I don't say we should not write any proof. I mean that writing a general formula for associativity is irrelevant because when you write $\bigcup\limits_{k\in K} A_k$ and say $K = \{0,1,2,3\}$, how am I supposed to order $A_k$? There is no order.
My second question: How do you formulate commutativity?
Best Answer
Generally speaking, associativity means instead of calculating the union from the main index set, we can break the main index set into a family of smaller index sets and calculate union for every smaller index set and then calculate the union of all the unions of the smaller index sets.
Actually there is no order in computing $\bigcup\limits_{k\in K} A_k$ and $\bigcup\limits_{j \in J}\bigg(\bigcup\limits_{i \in I_j} A_i\bigg)$.
The only order is that for the second formula you must first compute the inner parenthesis. I explain what the formula says by an example.
Suppose $K=\{a, 1, *\}$
$A_a = \{p,q,r\}$
$A_1=\{q,r,s\}$
$A_*=\{s,t\} $
Then you compute $\bigcup\limits_{k\in K} A_k = \bigcup\{A_a,A_1,A_*\}$ by definition and you get $\{p,q,r,s,t\}$ as the union of the collection $\{A_a,A_1,A_*\}$ and obviously there is no order. But you can compute the union another way. You can break the set $K$ into a collection of sets:
Suppose $J=\{11, 12\}$
$I_{11} = \{a, 1\}$
$I_{12} = \{*,1\}$
So now $K = \bigcup_{j \in J} I_j=\bigcup\{I_{11},I_{12}\}=\{a,1,*\}$
and we can compute $\bigcup\limits_{j \in J}\bigg(\bigcup\limits_{i \in I_j} A_i\bigg) = \bigcup \bigg\{\bigcup\limits_{i \in I_{11}}A_i,\bigcup\limits_{i \in I_{12}}A_i\bigg\} = \bigcup\bigg\{\bigcup\{A_a,A_1\},\bigcup\{A_*,A_1\}\bigg\} = \bigcup\bigg\{\{p,q,r,s\},\{q,r,s,t\}\bigg\}=\{p,q,r,s,t\}$
As for the question about commutativity, I think general commutativity means that in a family of sets if we change the function that associates a set to every index, then the union is not altered. For example:
$I = \{0,1,2\}$ is the index set
$B_0=\{a,b\}$
$B_1=\{b,c\}$
$B_2=\{e,f\}$
Now $\bigcup\limits_{i\in I}B_i = \bigcup\bigg\{B_0,B_1,B_2\bigg\}$
If we change the index function, for example by changing the sets of $B_0$ and $B_1$ with each other we get:
$B_0=\{b,c\}$
$B_1=\{a,b\}$
$B_2=\{e,f\}$
and the corresponding union does not change. Mathematically, If $\sigma$ is a permutation on the index set $I$ then $$\bigcup\limits_{k\in K} B_k=\bigcup\limits_{k\in K} B_{\sigma(k)}$$
I wrote about commutativity by getting help from question number 4 in the list of questions I have studied in this website about the topic.
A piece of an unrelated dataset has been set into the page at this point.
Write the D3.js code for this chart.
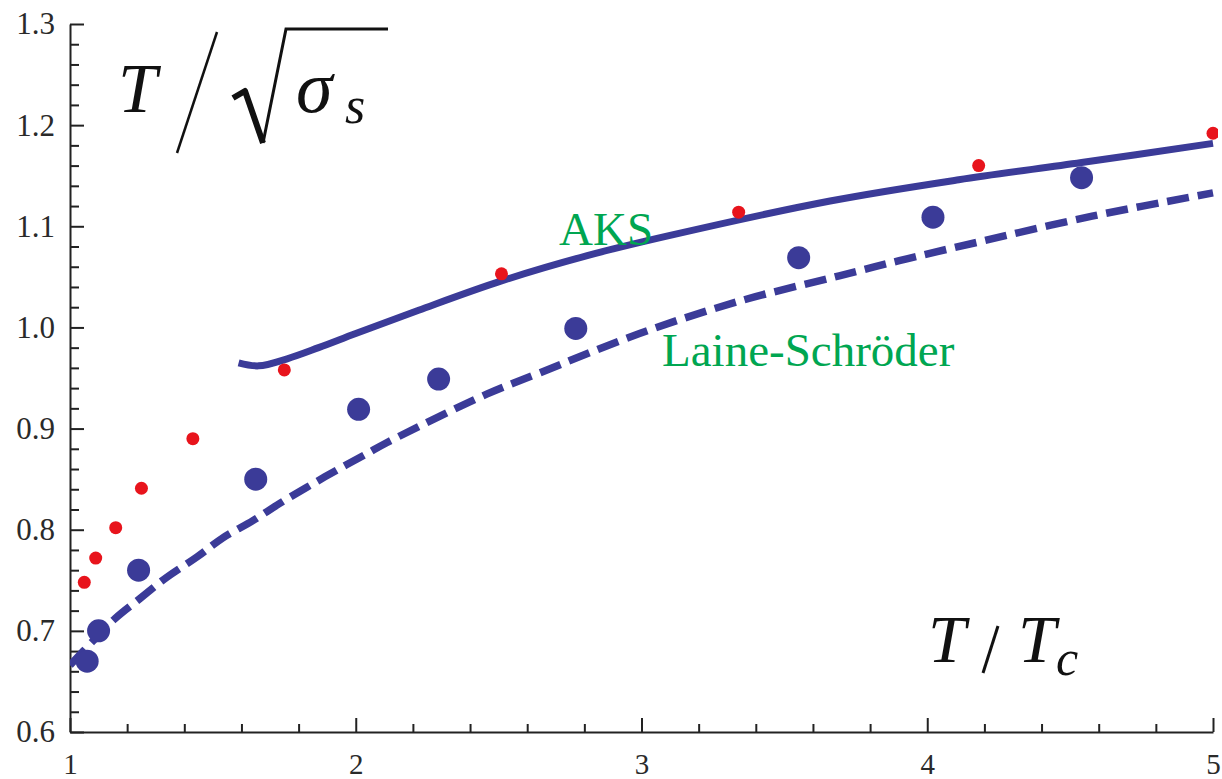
<!DOCTYPE html>
<html>
<head>
<meta charset="utf-8">
<script src="https://cdn.jsdelivr.net/npm/d3@7"></script>
<style>
  html, body { margin: 0; padding: 0; background: #fff; }
  svg { display: block; }
  .axis path, .axis line { stroke: #222; stroke-width: 2; }
</style>
</head>
<body>
<div id="chart-area"></div>
<script>
// tick labels
let xTicks = [1, 2, 3, 4, 5]
let yTicks = [0.6, 0.7, 0.8, 0.9, 1.0, 1.1, 1.2, 1.3]

// big blue dots
let blueT = [1.06, 1.10, 1.24, 1.65, 2.01, 2.29, 2.77, 3.55, 4.02, 4.54]
let blueV = [0.670, 0.700, 0.760, 0.850, 0.919, 0.949, 0.999, 1.069, 1.109, 1.148]

// small red dots
let redT = [1.05, 1.09, 1.16, 1.25, 1.43, 1.75, 2.51, 3.34, 4.18, 5.00]
let redV = [0.748, 0.772, 0.802, 0.841, 0.890, 0.958, 1.053, 1.114, 1.160, 1.192]

// AKS curve (solid)
let aksT = [1.59, 1.66, 1.76, 1.87, 2.00, 2.22, 2.51, 2.81, 3.10, 3.66, 4.11, 4.54, 5.00]
let aksV = [0.965, 0.962, 0.969, 0.980, 0.994, 1.017, 1.046, 1.071, 1.091, 1.125, 1.146, 1.163, 1.182]

// Laine-Schroeder curve (dashed)
let lsT = [1.00, 1.077, 1.157, 1.245, 1.339, 1.444, 1.535, 1.640, 1.734, 1.829, 1.934, 2.038, 2.108,
  2.458, 2.643, 2.993, 3.343, 3.692, 3.902, 4.157, 4.577, 5.00]
let lsV = [0.666, 0.689, 0.712, 0.732, 0.753, 0.773, 0.792, 0.809, 0.826, 0.842, 0.859, 0.875, 0.886,
  0.934, 0.955, 0.994, 1.026, 1.051, 1.066, 1.083, 1.110, 1.133]

let svgW = 1222;
let svgH = 779;

let blue = "#3b3b98";
let red = "#e8141c";
let green = "#00a651";
let serif = "'Liberation Serif', Tinos, 'Times New Roman', 'DejaVu Serif', 'Noto Serif', serif";

let x = d3.scaleLinear().domain([1, 5]).range([70, 1213])
let y = d3.scaleLinear().domain([0.6, 1.3]).range([732, 24])

let svg = d3.select("#chart-area")
  .append("svg")
  .attr("width", svgW)
  .attr("height", svgH)

svg.append("clipPath").attr("id", "plot")
  .append("rect")
  .attr("x", 70).attr("y", 0)
  .attr("width", 1148).attr("height", 733)

// axes, ticks point inward
let xMinor = x.ticks(20).filter(v => !xTicks.some(t => Math.abs(t - v) < 1e-6))
let yMinor = y.ticks(35).filter(v => !yTicks.some(t => Math.abs(t - v) < 1e-6))

let gx = svg.append("g").attr("class", "x axis").attr("transform", `translate(0,${y(0.6)})`)
gx.call(d3.axisBottom(x).tickValues(xTicks).tickFormat(d3.format("d"))
  .tickSizeInner(-14).tickSizeOuter(0).tickPadding(21))
gx.append("g").call(d3.axisBottom(x).tickValues(xMinor).tickFormat("")
  .tickSizeInner(-8).tickSizeOuter(0))
  .select(".domain").remove()

let gy = svg.append("g").attr("class", "y axis").attr("transform", `translate(${x(1)},0)`)
gy.call(d3.axisLeft(y).tickValues(yTicks).tickFormat(d3.format(".1f"))
  .tickSizeInner(-14).tickSizeOuter(0).tickPadding(15))
gy.append("g").call(d3.axisLeft(y).tickValues(yMinor).tickFormat("")
  .tickSizeInner(-9).tickSizeOuter(0))
  .select(".domain").remove()

gx.attr("font-family", serif).attr("font-size", 29)
gy.attr("font-family", serif).attr("font-size", 31)
svg.selectAll(".axis .tick text").attr("fill", "#2a2a2a")

// curves
let plot = svg.append("g").attr("clip-path", "url(#plot)")

let line = d3.line()
  .x(d => x(d[0]))
  .y(d => y(d[1]))
  .curve(d3.curveCatmullRom)

plot.append("path")
  .attr("d", line(d3.zip(lsT, lsV)))
  .attr("fill", "none")
  .attr("stroke", blue)
  .attr("stroke-width", 7.5)
  .attr("stroke-dasharray", "22,9")

plot.append("path")
  .attr("d", line(d3.zip(aksT, aksV)))
  .attr("fill", "none")
  .attr("stroke", blue)
  .attr("stroke-width", 7)

plot.selectAll(".blue")
  .data(d3.zip(blueT, blueV))
  .enter()
  .append("circle")
  .attr("class", "blue")
  .attr("cx", d => x(d[0]))
  .attr("cy", d => y(d[1]))
  .attr("r", 11.5)
  .attr("fill", blue)

plot.selectAll(".red")
  .data(d3.zip(redT, redV))
  .enter()
  .append("circle")
  .attr("class", "red")
  .attr("cx", d => x(d[0]))
  .attr("cy", d => y(d[1]))
  .attr("r", 6.5)
  .attr("fill", red)

// curve labels
let lbl = (px, py, s) => svg.append("text")
  .attr("x", px).attr("y", py)
  .attr("font-family", serif).attr("font-size", 47)
  .attr("fill", green)
  .text(s)

lbl(559, 245, "AKS")
lbl(662, 366, "Laine-Schröder")

let math = (px, py, size, s) => svg.append("text")
  .attr("x", px).attr("y", py)
  .attr("font-family", serif).attr("font-style", "italic")
  .attr("font-size", size)
  .attr("fill", "#111")
  .text(s)

// y label: T / sqrt(sigma_s)
math(118, 112, 70, "T")
svg.append("line").attr("x1", 177).attr("y1", 153).attr("x2", 217).attr("y2", 32)
  .attr("stroke", "#111").attr("stroke-width", 2.5)
svg.append("path")
  .attr("d", "M233,98 L245,91 L263,143")
  .attr("fill", "none").attr("stroke", "#111").attr("stroke-width", 6).attr("stroke-linejoin", "round")
svg.append("path")
  .attr("d", "M263,143 L286,29 L388,29")
  .attr("fill", "none").attr("stroke", "#111").attr("stroke-width", 3)
math(296, 112, 74, "σ")
math(345, 123, 52, "s")

// x label: T / T_c
math(928, 662, 68, "T")
svg.append("line").attr("x1", 983).attr("y1", 673).attr("x2", 998).attr("y2", 626)
  .attr("stroke", "#111").attr("stroke-width", 3)
math(1018, 662, 68, "T")
math(1056, 675, 50, "c")
</script>
</body>
</html>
Finally I think it only means to talk about associativity and commutativity when we have a family, namely an indexed collection and as Halmos says every collection can be indexed and the index set can be simply the collection and the function is the identity function. So talking about associativity and commutativity and formulating them and proving them is not irrelevant.